Data shown:
|---|

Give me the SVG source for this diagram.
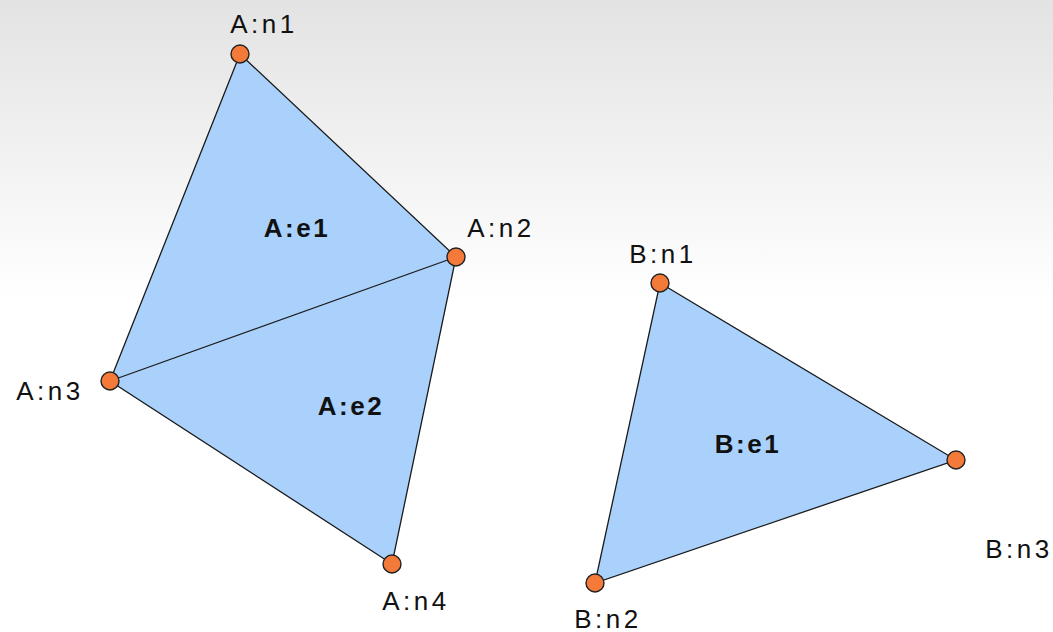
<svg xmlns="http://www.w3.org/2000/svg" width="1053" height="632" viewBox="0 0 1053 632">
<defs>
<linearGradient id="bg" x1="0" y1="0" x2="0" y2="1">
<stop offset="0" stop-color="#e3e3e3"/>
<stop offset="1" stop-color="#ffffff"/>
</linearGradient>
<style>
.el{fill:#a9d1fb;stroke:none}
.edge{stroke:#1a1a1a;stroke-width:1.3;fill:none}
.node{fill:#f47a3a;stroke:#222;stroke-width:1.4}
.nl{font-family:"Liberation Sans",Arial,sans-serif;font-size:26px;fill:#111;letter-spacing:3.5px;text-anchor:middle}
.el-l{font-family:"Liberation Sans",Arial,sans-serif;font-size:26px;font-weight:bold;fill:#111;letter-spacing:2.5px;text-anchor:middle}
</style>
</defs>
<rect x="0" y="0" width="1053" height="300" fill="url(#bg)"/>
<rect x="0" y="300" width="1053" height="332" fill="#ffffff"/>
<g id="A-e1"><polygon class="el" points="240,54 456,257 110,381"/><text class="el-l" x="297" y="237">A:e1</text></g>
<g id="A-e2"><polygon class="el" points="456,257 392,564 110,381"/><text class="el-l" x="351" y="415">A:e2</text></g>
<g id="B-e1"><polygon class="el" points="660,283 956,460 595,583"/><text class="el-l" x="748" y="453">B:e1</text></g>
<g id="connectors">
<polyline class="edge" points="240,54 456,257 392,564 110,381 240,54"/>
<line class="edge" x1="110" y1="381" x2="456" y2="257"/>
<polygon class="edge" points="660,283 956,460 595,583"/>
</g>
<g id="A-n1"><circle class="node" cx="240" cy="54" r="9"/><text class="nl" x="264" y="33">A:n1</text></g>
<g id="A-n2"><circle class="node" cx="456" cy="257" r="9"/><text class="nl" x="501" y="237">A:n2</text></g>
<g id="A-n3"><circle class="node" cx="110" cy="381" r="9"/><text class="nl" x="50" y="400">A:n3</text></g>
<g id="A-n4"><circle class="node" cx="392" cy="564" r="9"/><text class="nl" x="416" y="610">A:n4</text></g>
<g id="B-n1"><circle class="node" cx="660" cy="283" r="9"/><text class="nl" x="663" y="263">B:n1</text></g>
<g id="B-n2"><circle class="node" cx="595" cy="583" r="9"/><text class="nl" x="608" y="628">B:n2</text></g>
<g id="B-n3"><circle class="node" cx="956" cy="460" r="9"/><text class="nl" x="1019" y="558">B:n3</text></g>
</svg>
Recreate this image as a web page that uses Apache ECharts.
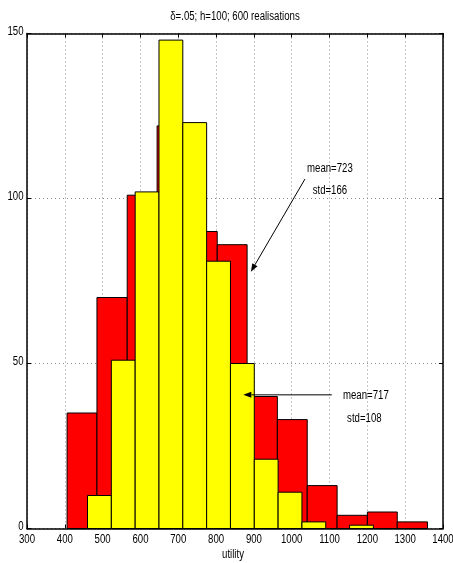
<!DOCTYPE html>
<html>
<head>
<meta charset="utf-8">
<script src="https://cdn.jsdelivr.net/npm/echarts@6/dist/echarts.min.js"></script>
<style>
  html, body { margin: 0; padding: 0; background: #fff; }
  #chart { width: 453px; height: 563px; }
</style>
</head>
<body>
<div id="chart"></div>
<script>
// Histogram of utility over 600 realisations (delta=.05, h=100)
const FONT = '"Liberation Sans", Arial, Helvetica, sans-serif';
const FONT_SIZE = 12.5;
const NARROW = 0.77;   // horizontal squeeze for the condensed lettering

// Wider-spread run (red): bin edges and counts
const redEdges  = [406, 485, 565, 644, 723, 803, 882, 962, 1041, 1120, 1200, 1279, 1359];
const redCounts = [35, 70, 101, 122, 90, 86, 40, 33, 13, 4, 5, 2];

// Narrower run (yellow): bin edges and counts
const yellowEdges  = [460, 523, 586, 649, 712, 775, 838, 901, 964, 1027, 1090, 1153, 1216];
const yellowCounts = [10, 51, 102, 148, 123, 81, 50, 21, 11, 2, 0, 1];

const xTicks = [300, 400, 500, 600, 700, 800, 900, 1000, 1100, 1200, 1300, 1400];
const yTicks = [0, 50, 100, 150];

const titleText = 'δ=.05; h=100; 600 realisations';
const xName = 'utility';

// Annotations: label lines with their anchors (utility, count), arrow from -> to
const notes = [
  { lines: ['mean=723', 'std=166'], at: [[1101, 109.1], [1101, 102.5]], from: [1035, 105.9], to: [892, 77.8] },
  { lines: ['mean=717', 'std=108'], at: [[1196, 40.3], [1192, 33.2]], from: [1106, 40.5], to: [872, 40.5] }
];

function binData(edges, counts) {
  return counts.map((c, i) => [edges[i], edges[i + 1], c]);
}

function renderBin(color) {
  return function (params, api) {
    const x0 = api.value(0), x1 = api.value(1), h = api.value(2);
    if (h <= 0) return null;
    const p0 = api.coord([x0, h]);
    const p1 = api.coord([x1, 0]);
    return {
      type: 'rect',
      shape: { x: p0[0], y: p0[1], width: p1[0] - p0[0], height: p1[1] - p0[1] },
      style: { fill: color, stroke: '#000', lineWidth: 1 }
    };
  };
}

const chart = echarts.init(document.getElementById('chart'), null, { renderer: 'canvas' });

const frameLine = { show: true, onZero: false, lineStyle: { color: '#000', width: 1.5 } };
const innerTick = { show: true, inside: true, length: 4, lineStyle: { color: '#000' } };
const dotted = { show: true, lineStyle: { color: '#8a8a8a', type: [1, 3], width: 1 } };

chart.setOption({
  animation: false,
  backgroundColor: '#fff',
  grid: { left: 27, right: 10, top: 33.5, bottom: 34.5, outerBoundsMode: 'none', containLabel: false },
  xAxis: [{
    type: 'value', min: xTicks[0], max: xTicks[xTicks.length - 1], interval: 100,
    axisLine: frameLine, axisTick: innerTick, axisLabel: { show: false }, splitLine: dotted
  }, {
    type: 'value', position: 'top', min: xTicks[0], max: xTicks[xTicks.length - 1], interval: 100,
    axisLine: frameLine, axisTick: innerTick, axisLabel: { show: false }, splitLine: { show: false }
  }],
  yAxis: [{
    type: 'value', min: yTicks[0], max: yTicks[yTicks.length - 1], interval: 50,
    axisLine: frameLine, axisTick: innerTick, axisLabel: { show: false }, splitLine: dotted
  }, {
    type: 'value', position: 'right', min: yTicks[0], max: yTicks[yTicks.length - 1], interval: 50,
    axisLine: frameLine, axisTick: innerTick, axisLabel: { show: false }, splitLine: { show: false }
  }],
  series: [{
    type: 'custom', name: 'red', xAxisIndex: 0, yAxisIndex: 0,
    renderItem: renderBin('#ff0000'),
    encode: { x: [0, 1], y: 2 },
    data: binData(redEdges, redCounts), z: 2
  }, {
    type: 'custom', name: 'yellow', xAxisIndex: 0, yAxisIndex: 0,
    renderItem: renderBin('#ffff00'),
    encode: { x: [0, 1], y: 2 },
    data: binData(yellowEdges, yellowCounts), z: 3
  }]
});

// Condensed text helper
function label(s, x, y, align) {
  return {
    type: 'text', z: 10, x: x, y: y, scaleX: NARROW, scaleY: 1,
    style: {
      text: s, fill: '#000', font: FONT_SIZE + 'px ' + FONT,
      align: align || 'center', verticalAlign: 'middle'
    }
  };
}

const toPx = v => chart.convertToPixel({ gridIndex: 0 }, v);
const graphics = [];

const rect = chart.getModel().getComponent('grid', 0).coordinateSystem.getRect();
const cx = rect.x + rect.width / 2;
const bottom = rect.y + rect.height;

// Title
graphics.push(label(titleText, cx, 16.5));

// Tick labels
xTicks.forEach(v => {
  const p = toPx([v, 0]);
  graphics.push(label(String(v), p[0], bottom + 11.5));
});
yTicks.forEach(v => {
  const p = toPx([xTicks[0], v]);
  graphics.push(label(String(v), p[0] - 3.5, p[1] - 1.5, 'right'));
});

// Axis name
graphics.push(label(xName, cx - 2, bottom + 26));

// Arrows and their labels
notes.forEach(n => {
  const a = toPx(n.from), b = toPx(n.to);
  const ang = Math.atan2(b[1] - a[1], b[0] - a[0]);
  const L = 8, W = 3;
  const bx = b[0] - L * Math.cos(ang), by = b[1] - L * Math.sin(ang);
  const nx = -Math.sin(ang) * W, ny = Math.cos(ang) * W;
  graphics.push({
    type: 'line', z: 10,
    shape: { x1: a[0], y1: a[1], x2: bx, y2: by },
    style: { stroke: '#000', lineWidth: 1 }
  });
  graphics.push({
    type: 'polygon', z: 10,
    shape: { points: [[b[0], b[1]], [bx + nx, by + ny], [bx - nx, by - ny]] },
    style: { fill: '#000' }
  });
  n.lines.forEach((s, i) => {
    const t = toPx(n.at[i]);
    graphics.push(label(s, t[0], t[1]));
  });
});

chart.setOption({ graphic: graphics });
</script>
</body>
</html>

|---|

The first line to give again is the one with "Recreate this image", and the last is the one with "11, 2, 0, 1];". Repeat them and everything between exactly, minus the pictures.

Solution to the problem:
Recreate this image as a web page that uses Apache ECharts.
<!DOCTYPE html>
<html>
<head>
<meta charset="utf-8">
<script src="https://cdn.jsdelivr.net/npm/echarts@6/dist/echarts.min.js"></script>
<style>
  html, body { margin: 0; padding: 0; background: #fff; }
  #chart { width: 453px; height: 563px; }
</style>
</head>
<body>
<div id="chart"></div>
<script>
// Histogram of utility over 600 realisations (delta=.05, h=100)
const FONT = '"Liberation Sans", Arial, Helvetica, sans-serif';
const FONT_SIZE = 12.5;
const NARROW = 0.77;   // horizontal squeeze for the condensed lettering

// Wider-spread run (red): bin edges and counts
const redEdges  = [406, 485, 565, 644, 723, 803, 882, 962, 1041, 1120, 1200, 1279, 1359];
const redCounts = [35, 70, 101, 122, 90, 86, 40, 33, 13, 4, 5, 2];

// Narrower run (yellow): bin edges and counts
const yellowEdges  = [460, 523, 586, 649, 712, 775, 838, 901, 964, 1027, 1090, 1153, 1216];
const yellowCounts = [10, 51, 102, 148, 123, 81, 50, 21, 11, 2, 0, 1];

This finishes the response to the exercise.